最新update,给校长的email回复了,说的比较中肯,我也明白,小孩子跟谁玩,是不
能强迫的。
Mr. XXXX,
Thank you for your email message. My apologies for the delay in offering my
response.
The upside to being delayed is that I have spoken with Mrs. XXXX and she
informed me that a discussion has already taken place to further inquire
about the specifics of this arrangement. I am satisfied that the situation
has been addressed and Mrs. XXXX will continue to monitor for follow through
on the part of the students.
In our teaching of good and positive choices, being respectful of others,
and making sure not to bully we do let the students know that having friends
is a great part of life, that as they grow older friends change, and that
even though we would appreciate everyone liking us and wanting to be our
friend that may not always be the case. If so, we respect their decision
and focus on other people who are our friends and want to be our friends.
We do this in an effort to assist kids in not feeling left out of groups,
that groups do exist, and that if they are not a part of one group there are
other groups that they will be a part of and those too may change over time.

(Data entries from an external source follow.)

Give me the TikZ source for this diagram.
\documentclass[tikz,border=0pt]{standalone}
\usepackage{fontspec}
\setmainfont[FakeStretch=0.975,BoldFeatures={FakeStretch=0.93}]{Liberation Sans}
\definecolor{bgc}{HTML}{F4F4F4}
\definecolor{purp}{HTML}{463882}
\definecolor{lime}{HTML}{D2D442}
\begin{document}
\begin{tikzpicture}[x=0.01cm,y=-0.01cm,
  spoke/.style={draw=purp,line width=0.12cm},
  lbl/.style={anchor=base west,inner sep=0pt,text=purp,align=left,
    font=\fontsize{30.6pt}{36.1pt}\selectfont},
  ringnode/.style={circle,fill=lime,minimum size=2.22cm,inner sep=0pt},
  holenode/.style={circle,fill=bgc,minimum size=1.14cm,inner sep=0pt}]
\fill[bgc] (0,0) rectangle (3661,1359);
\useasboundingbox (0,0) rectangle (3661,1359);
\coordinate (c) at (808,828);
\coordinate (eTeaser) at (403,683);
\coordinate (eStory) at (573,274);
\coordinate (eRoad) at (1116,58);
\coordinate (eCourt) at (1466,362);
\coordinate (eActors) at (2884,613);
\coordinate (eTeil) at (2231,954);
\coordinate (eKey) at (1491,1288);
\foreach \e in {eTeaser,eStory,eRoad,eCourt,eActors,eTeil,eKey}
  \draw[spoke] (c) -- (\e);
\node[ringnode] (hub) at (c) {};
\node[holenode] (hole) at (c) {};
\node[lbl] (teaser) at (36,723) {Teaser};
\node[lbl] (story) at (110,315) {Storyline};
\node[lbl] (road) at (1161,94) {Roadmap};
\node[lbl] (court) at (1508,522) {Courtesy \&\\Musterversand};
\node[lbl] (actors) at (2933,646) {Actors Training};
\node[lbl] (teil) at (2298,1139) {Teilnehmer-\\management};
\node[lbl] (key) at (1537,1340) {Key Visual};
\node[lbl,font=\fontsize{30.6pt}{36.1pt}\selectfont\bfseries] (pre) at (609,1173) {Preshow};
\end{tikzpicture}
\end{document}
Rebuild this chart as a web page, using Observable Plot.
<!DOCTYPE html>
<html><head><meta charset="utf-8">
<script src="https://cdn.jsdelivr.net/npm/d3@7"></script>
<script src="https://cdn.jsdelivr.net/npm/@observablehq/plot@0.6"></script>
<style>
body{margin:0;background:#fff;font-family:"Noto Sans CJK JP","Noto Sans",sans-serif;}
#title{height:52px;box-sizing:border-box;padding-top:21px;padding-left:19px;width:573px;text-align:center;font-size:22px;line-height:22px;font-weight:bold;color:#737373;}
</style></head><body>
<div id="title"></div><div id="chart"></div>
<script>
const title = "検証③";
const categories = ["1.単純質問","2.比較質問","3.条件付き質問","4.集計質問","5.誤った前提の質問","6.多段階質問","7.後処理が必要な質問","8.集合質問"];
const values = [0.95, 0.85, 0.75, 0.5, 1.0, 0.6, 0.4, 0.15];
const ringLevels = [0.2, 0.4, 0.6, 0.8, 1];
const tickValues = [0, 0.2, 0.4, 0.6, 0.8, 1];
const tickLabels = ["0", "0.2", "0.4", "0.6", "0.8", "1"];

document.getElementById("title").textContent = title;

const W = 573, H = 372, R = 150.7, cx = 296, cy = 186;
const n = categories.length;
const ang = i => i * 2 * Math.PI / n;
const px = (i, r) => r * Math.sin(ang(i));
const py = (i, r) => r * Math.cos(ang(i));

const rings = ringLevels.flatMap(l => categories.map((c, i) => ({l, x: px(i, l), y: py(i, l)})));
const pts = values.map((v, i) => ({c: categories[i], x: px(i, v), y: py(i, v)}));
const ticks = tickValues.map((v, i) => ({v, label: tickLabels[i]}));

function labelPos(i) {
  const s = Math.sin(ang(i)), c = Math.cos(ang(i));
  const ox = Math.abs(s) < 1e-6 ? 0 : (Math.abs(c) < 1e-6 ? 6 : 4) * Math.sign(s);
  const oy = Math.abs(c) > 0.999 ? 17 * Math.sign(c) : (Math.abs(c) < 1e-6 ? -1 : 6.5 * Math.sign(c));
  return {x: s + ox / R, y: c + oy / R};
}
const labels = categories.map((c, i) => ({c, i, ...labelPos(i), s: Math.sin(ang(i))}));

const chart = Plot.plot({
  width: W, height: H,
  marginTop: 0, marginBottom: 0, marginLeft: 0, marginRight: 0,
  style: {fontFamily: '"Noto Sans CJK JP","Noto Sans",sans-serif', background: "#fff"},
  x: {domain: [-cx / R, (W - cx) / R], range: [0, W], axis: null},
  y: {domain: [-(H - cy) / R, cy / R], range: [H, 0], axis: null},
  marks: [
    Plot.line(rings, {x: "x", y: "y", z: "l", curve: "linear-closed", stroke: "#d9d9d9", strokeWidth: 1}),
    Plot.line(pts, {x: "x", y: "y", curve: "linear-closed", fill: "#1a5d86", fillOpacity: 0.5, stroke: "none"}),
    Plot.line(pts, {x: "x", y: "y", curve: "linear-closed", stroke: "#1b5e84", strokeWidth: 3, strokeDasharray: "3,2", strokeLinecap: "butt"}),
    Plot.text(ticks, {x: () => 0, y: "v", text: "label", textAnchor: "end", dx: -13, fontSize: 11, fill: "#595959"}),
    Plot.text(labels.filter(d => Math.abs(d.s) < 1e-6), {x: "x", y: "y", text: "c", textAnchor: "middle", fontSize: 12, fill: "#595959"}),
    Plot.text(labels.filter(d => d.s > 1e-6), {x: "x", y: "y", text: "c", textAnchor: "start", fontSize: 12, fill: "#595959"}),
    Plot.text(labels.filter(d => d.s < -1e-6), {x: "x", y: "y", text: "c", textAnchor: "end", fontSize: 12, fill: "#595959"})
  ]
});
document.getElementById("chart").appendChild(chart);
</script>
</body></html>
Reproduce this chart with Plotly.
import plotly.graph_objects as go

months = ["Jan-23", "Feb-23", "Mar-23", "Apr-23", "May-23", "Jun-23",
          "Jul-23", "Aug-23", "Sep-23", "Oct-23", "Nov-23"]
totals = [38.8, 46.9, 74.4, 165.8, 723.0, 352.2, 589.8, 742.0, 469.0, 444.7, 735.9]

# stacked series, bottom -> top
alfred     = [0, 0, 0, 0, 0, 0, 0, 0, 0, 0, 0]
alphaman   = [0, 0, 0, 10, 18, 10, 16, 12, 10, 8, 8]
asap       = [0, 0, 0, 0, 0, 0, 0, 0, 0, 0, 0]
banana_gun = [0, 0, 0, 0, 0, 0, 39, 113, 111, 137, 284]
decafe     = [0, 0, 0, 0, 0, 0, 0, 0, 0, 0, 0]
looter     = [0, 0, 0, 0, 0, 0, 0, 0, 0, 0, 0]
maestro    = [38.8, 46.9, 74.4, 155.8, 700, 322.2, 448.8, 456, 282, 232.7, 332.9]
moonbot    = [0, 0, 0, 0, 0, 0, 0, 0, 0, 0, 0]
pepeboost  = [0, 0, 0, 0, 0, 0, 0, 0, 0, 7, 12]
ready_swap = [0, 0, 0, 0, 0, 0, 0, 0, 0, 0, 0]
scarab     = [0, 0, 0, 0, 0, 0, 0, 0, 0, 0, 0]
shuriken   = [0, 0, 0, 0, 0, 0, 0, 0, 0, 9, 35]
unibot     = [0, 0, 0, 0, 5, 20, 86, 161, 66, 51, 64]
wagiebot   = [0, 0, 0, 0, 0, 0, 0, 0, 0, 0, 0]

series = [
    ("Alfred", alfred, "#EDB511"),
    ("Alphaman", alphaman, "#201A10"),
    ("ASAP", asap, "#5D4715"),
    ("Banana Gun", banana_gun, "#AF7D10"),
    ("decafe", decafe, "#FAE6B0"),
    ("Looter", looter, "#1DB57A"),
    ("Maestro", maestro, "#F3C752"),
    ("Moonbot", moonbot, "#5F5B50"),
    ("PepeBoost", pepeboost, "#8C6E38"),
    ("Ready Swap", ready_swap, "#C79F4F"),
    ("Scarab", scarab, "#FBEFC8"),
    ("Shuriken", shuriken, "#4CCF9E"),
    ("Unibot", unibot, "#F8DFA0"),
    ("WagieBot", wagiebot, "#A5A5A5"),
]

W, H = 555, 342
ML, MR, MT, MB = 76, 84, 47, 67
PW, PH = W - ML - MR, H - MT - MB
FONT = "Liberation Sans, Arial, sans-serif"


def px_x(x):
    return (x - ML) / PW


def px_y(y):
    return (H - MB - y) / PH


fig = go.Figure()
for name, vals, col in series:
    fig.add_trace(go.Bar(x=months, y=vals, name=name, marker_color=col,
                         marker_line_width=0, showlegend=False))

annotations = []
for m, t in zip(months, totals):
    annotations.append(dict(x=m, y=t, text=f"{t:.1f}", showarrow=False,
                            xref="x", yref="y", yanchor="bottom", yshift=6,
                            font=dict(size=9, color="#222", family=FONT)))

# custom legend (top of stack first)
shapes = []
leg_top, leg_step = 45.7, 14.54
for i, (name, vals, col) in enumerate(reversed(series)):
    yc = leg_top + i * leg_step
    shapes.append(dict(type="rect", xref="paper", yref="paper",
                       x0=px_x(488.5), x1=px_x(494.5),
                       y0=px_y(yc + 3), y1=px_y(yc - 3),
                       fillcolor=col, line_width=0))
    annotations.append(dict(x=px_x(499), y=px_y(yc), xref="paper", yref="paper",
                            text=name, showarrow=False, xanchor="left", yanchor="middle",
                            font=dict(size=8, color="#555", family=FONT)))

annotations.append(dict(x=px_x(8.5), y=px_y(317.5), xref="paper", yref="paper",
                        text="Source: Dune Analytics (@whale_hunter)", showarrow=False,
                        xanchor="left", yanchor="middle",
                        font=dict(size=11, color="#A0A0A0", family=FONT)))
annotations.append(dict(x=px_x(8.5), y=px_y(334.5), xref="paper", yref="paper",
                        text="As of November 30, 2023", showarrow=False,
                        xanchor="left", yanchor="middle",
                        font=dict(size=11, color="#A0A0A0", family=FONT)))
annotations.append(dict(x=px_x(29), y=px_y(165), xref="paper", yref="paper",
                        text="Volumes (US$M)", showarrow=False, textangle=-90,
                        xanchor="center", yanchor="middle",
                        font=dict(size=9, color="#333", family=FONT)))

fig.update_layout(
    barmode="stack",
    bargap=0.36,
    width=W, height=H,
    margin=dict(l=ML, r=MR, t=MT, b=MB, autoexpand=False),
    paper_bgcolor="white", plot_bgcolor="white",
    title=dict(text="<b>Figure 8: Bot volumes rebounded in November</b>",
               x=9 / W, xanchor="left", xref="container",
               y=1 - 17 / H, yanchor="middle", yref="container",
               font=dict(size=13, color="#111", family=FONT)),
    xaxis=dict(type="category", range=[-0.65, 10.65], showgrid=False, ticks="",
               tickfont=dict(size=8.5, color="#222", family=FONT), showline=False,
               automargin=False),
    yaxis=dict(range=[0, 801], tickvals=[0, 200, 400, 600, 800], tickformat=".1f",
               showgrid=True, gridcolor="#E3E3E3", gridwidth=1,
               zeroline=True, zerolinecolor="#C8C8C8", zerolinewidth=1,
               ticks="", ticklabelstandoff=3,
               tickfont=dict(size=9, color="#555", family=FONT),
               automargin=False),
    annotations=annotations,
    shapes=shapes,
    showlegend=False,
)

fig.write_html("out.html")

Is the “cool club” respectful, no. Does it exist everywhere, yes (card
groups, fraternities, ladies clubs). Can we as adults continue to model
positive examples and empower the kids to know it is not necessarily
exclusionary, yes.
So I appreciate you bringing this to our attention as it allows us to
provide additional learning opportunities to students with the goal of both
an increased awareness of these types of situations and resolving them for
the benefit of your son and other kids.